The abuse of power charge stems from Belarus’ contention that Baumgertner manipulated decisions at BPC in favor of Uralkali, costing Belarus $100 million. And Baumgertner is not the only Uralkali exec facing charges – Belarus has issued arrest warrants for four other Uralkali execs, all accused of scheming to cut Belaruskali out of decision-making at BPC.
Russia quickly demanded that Baumgertner be released.
“It is impermissible to detain a person on his way home after he came for talks at the invitation of the Belarusian government,” Russian deputy foreign minister Grigory Karasin told Interfax news.
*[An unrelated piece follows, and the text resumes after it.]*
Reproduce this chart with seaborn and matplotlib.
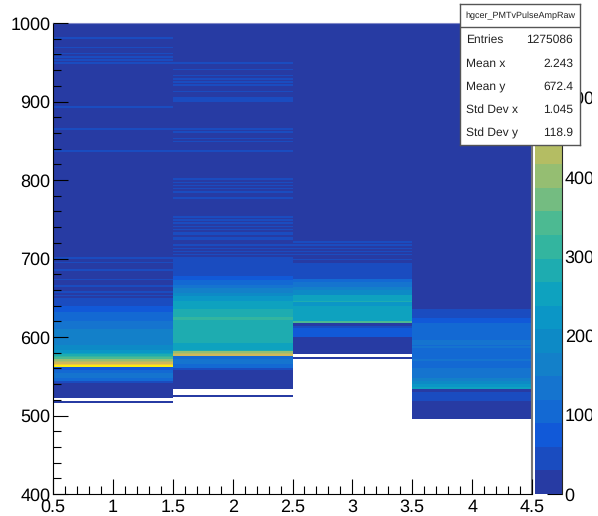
"""2D histogram of hgcer PMT vs raw pulse amplitude."""

import matplotlib.pyplot as plt
import numpy as np
import pandas as pd
import seaborn as sns
from matplotlib.colors import ListedColormap
from matplotlib.ticker import MultipleLocator
from matplotlib.transforms import Bbox

# lower edge of each band of 2-wide bins, and the count in that band
pmt1_edges = [400, 516, 518, 522, 542, 544, 548, 554, 558, 562, 564, 566, 568, 570, 572, 574, 576, 578, 580, 584, 590,
              610, 620, 632, 640, 650]
pmt1_counts = [0, 10, 0, 10, 45, 104, 134, 104, 74, 585, 520, 470, 430, 400, 340, 310, 280, 250, 225, 195, 165,
               134, 105, 75, 45, 10]
pmt1_stripes = [652, 656, 664, 672, 684, 694, 700, 836, 864, 892, 948, 952, 956, 960, 968, 980]

pmt2_edges = [400, 524, 526, 534, 558, 560, 566, 572, 576, 578, 580, 582, 584, 588, 592, 600, 604, 610, 616,
              622, 626, 630, 636, 642, 646, 652, 656, 662, 666, 672, 678, 702]
pmt2_counts = [0, 10, 0, 10, 45, 104, 134, 90, 460, 430, 400, 290, 250, 265, 285, 270, 290, 270, 285,
               300, 270, 285, 260, 240, 215, 195, 165, 134, 104, 75, 45, 10]
pmt2_stripes = [704, 708, 712, 716, 724, 726, 730, 732, 736, 740, 744, 748, 752, 776, 784, 788, 792, 796, 800,
                836, 848, 852, 860, 864, 900, 902, 904, 912, 920, 924, 928, 932, 940, 948]

pmt3_edges = [400, 572, 574, 578, 600, 606, 612, 614, 618, 620, 640, 644, 646, 654, 660, 664, 670, 674, 694]
pmt3_counts = [0, 10, 0, 10, 60, 74, 45, 10, 340, 252, 235, 290, 252, 200, 165, 134, 104, 45, 10]
pmt3_stripes = [698, 704, 708, 712, 716, 720]

pmt4_edges = [400, 496, 518, 530, 534, 536, 540, 544, 548, 560, 570, 572, 586, 588, 590, 596, 610, 618, 624, 636]
pmt4_counts = [0, 10, 45, 10, 252, 220, 190, 150, 125, 110, 130, 110, 140, 110, 125, 100, 90, 75, 45, 10]
pmt4_stripes = []

pmt_bins = [1, 2, 3, 4]
stripe_count = 45

palette = [
    "#273ba3", "#1a4cc0", "#1159d8", "#1369d3", "#1574cf", "#1380c9", "#0d8ac6", "#0b96c6", "#0ea2bf", "#1eacb0",
    "#33b59f", "#4cba92", "#74bc81", "#95be72", "#b4bd63", "#d0b859", "#e6bd4c", "#f2c838", "#f8da25", "#f9ee14",
]
count_max = 594

stats_title = "hgcer_PMTvPulseAmpRaw"
stats_names = ["Entries", "Mean x", "Mean y", "Std Dev x", "Std Dev y"]
stats_values = ["1275086", "2.243", "672.4", "1.045", "118.9"]

W, H = 598, 516


def build_table():
    bins = np.arange(400, 1000, 2)
    rows = []
    columns = [
        (pmt1_edges, pmt1_counts, pmt1_stripes),
        (pmt2_edges, pmt2_counts, pmt2_stripes),
        (pmt3_edges, pmt3_counts, pmt3_stripes),
        (pmt4_edges, pmt4_counts, pmt4_stripes),
    ]
    for pmt, (edges, counts, stripes) in zip(pmt_bins, columns):
        idx = np.searchsorted(edges, bins, side="right") - 1
        values = np.array(counts, dtype=float)[idx]
        values[np.isin(bins, stripes)] = stripe_count
        rows.append(pd.DataFrame({"pmt": pmt, "amp": bins + 1, "count": values}))
    return pd.concat(rows)


def px_axes(fig, x0, y0, x1, y1, **kwargs):
    return fig.add_axes([x0 / W, 1 - y1 / H, (x1 - x0) / W, (y1 - y0) / H], **kwargs)


def main():
    sns.set_style("ticks")
    plt.rcParams["font.family"] = ["Liberation Sans", "DejaVu Sans"]
    plt.rcParams["text.hinting"] = "no_hinting"
    plt.rcParams["text.hinting_factor"] = 1

    fig = plt.figure(figsize=(W / 100, H / 100), dpi=100)
    ax = px_axes(fig, 53, 23, 532, 494)
    cax = px_axes(fig, 535, 23, 562, 494)

    sns.histplot(
        data=build_table(), x="pmt", y="amp", weights="count", ax=ax,
        bins=(4, 300), binrange=((0.5, 4.5), (400, 1000)), thresh=0,
        cmap=ListedColormap(palette), vmin=0, vmax=count_max,
        cbar=True, cbar_ax=cax,
    )
    ax.set_xlabel("")
    ax.set_ylabel("")
    ax.set_xlim(0.5, 4.5)
    ax.set_ylim(400, 1000)
    ax.set_axisbelow(False)

    ax.xaxis.set_major_locator(MultipleLocator(0.5))
    ax.xaxis.set_minor_locator(MultipleLocator(0.1))
    ax.yaxis.set_major_locator(MultipleLocator(100))
    ax.yaxis.set_minor_locator(MultipleLocator(20))
    ax.xaxis.set_major_formatter(lambda v, pos: f"{v:g}")
    ax.tick_params(which="major", direction="in", length=10.8, width=0.8, color="black", labelcolor="black",
                   labelsize=13.2)
    ax.tick_params(which="minor", direction="in", length=5.6, width=0.8, color="black")
    ax.tick_params(axis="x", which="major", pad=3.5)
    ax.tick_params(axis="y", which="major", pad=2)
    ax.spines["left"].set_color("black")
    ax.spines["bottom"].set_color("black")
    ax.spines["right"].set_visible(True)
    ax.spines["top"].set_visible(True)
    ax.spines["right"].set_color("#777777")
    ax.spines["right"].set_linewidth(1.5)
    ax.spines["top"].set_color("#8088c8")

    cbar = ax.collections[0].colorbar
    cbar.outline.set_visible(False)
    cbar.set_ticks([0, 100, 200, 300, 400, 500])
    cax.tick_params(axis="y", direction="in", length=10.8, width=0.8, color="black", labelcolor="black",
                    labelsize=13.2, pad=2, right=True, left=False)
    cax.spines["right"].set_visible(True)
    # tick labels run off the edge of the canvas in the original
    for label in cax.get_yticklabels():
        label.set_clip_box(Bbox([[0, 0], [592, H]]))
        label.set_clip_on(True)

    # stats box
    box = px_axes(fig, 460, 4, 580, 145, zorder=5, facecolor="white")
    box.set_xlim(460, 580)
    box.set_ylim(145, 4)
    box.set_xticks([])
    box.set_yticks([])
    for spine in box.spines.values():
        spine.set_visible(True)
        spine.set_color("#555555")
        spine.set_linewidth(1.0)
    box.axhline(27, color="#555555", lw=1.0)
    box.text(520, 15.5, stats_title, ha="center", va="center", fontsize=6.8, color="#222222")
    for i, (name, value) in enumerate(zip(stats_names, stats_values)):
        row = 40 + i * 23.3
        box.text(466, row, name, ha="left", va="center", fontsize=8.8, color="#222222")
        box.text(573, row, value, ha="right", va="center", fontsize=8.8, color="#222222")

    fig.savefig("out.png", dpi=100)


if __name__ == '__main__':
    main()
But there’s a touch of irony in that comment, in that in Russia most major business disputes include someone going to jail, being put on trial, or fleeing the country. In 2008 BP chairman Bob Dudley, at the time BP’s representative in Russia, fled the country when problems with his visa happened to surface during fraught negotiations with BP’s business partners. More generally the list of Russians who have fled or been arrested in conjunction with big business deals is very lengthy.
The idea is simply that having someone in jail creates leverage in negotiations. In exchange for Baumgertner, Belarus may want any number of things, including the right to sell potash to China.
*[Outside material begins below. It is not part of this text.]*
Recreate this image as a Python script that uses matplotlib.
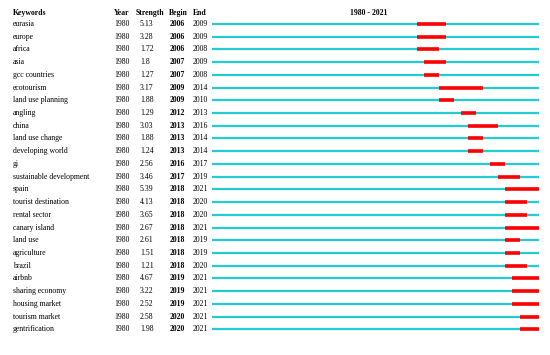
import matplotlib.pyplot as plt

# keywords with burst data (CiteSpace style)
keywords = ['eurasia', 'europe', 'africa', 'asia', 'gcc countries', 'ecotourism',
            'land use planning', 'angling', 'china', 'land use change', 'developing world',
            'gi', 'sustainable development', 'spain', 'tourist destination', 'rental sector',
            'canary island', 'land use', 'agriculture', 'brazil', 'airbnb', 'sharing economy',
            'housing market', 'tourism market', 'gentrification']
years = [1980] * len(keywords)
strength = ['5.13', '3.28', '1.72', '1.8', '1.27', '3.17', '1.88', '1.29', '3.03', '1.88',
            '1.24', '2.56', '3.46', '5.39', '4.13', '3.65', '2.67', '2.61', '1.51', '1.21',
            '4.67', '3.22', '2.52', '2.58', '1.98']
begin = [2006, 2006, 2006, 2007, 2007, 2009, 2009, 2012, 2013, 2013, 2013, 2016, 2017,
         2018, 2018, 2018, 2018, 2018, 2018, 2018, 2019, 2019, 2019, 2020, 2020]
end = [2009, 2009, 2008, 2009, 2008, 2014, 2010, 2013, 2016, 2014, 2014, 2017, 2019,
       2021, 2020, 2020, 2021, 2019, 2019, 2020, 2021, 2021, 2021, 2021, 2021]
start_year, end_year = 1980, 2021

plt.rcParams['font.family'] = 'Liberation Serif'
fs = 5.6

fig = plt.figure(figsize=(5.5, 3.55), dpi=100)
ax = fig.add_axes([0, 0, 1, 1])
ax.set_xlim(0, 550)
ax.set_ylim(355, 0)
ax.axis('off')

# timeline strip, a little padding on both ends like CiteSpace
W = 550
x0, x1 = 212, 539
lo, hi = start_year - 1.97, end_year + 1.64
tl = fig.add_axes([x0 / W, 0, (x1 - x0) / W, 1])
tl.set_xlim(lo, hi)
tl.set_ylim(355, 0)
tl.axis('off')

head_y = 13
row0, dy = 24, 12.72

ax.text(13, head_y, 'Keywords', fontsize=fs, fontweight='bold', va='center')
ax.text(114, head_y, 'Year', fontsize=fs, fontweight='bold', va='center')
ax.text(136, head_y, 'Strength', fontsize=fs, fontweight='bold', va='center')
ax.text(169, head_y, 'Begin', fontsize=fs, fontweight='bold', va='center')
ax.text(193, head_y, 'End', fontsize=fs, fontweight='bold', va='center')
ax.text(369, head_y, f'{start_year} - {end_year}',
        fontsize=fs, fontweight='bold', va='center', ha='center')

for i, kw in enumerate(keywords):
    y = row0 + i * dy
    ax.text(13, y, kw, fontsize=fs, va='center')
    ax.text(114, y, str(years[i]), fontsize=fs, va='center')
    ax.text(140, y, strength[i], fontsize=fs, va='center')
    ax.text(170, y, str(begin[i]), fontsize=fs, fontweight='bold', va='center')
    ax.text(193, y, str(end[i]), fontsize=fs, va='center')
    tl.hlines(y, lo, hi, color='#22ccd2', lw=1.6)
    stop = hi if end[i] == end_year else end[i] + 1
    tl.hlines(y, begin[i], stop, color='#ff0000', lw=2.6)

fig.savefig('out.png', dpi=100)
However, it turns out two can play that game.
Two days after Baumgertner’s arrest, Russia ordered its oil firms to cut volumes to Belarus by roughly a quarter. Belarus is completely dependent on Russian oil to feed its two refineries, which supply the domestic market.
Trade disputes between the countries have affected oil deliveries in the past, causing knock-on supply disruptions for European countries, including Germany and Poland, that get some of their Russian oil from pipelines that cross Belarus.
The company that operates those pipelines, Transneft, said environmental concerns were behind the volume cuts. The company says it needs to replace 700 km of old pipeline. Oil traders, however, say the order came out of the blue.
Moscow and Minsk are like siblings – they have a close relationship and rely on one another in many ways, but also regularly descend into rows. Several times those rows have driven Russia to impose trade and financial sanctions on Belarus, clearly the more vulnerable sibling.
And potash is a key vulnerability for Belarus. The country carries a heavy debt load and potash exports account for roughly 20% of Belarus’ budget.
Then there are the junior potash companies, who have also been left vulnerable because of a diplomatic dispute on the other side of the globe.
Potash projects often bear high capital costs, a burden made bearable only if potash prices remain elevated. With prices now expected to fall and mining market conditions in general very tight, analysts predict that few if any junior potash developers looking for project financing will succeed.
Many already saw their share prices slashed following Uralkali’s news. Karnalyte Resources’ (TSX: KRN) share price plummeted 46% on July 31, the day Uralkali announced its withdrawal from BPC, losing $2.61 to close at $3.04. Since then KRN shares have slid another 36% to close below $2 on Aug 28. Karnalyte is working to build a solution mine at its Wynyard project in eastern Saskatchewan.
Encanto Potash (TSXV: EPO), which is also advancing potash properties in Saskatchewan, has seen its share price fall some 40% since late July.
Majors are also feeling the pain. Potash Corp. of Saskatchewan (TSX: POT) fell 23% in two trading days following Uralkali’s news and has traded sideways near the $31-mark since.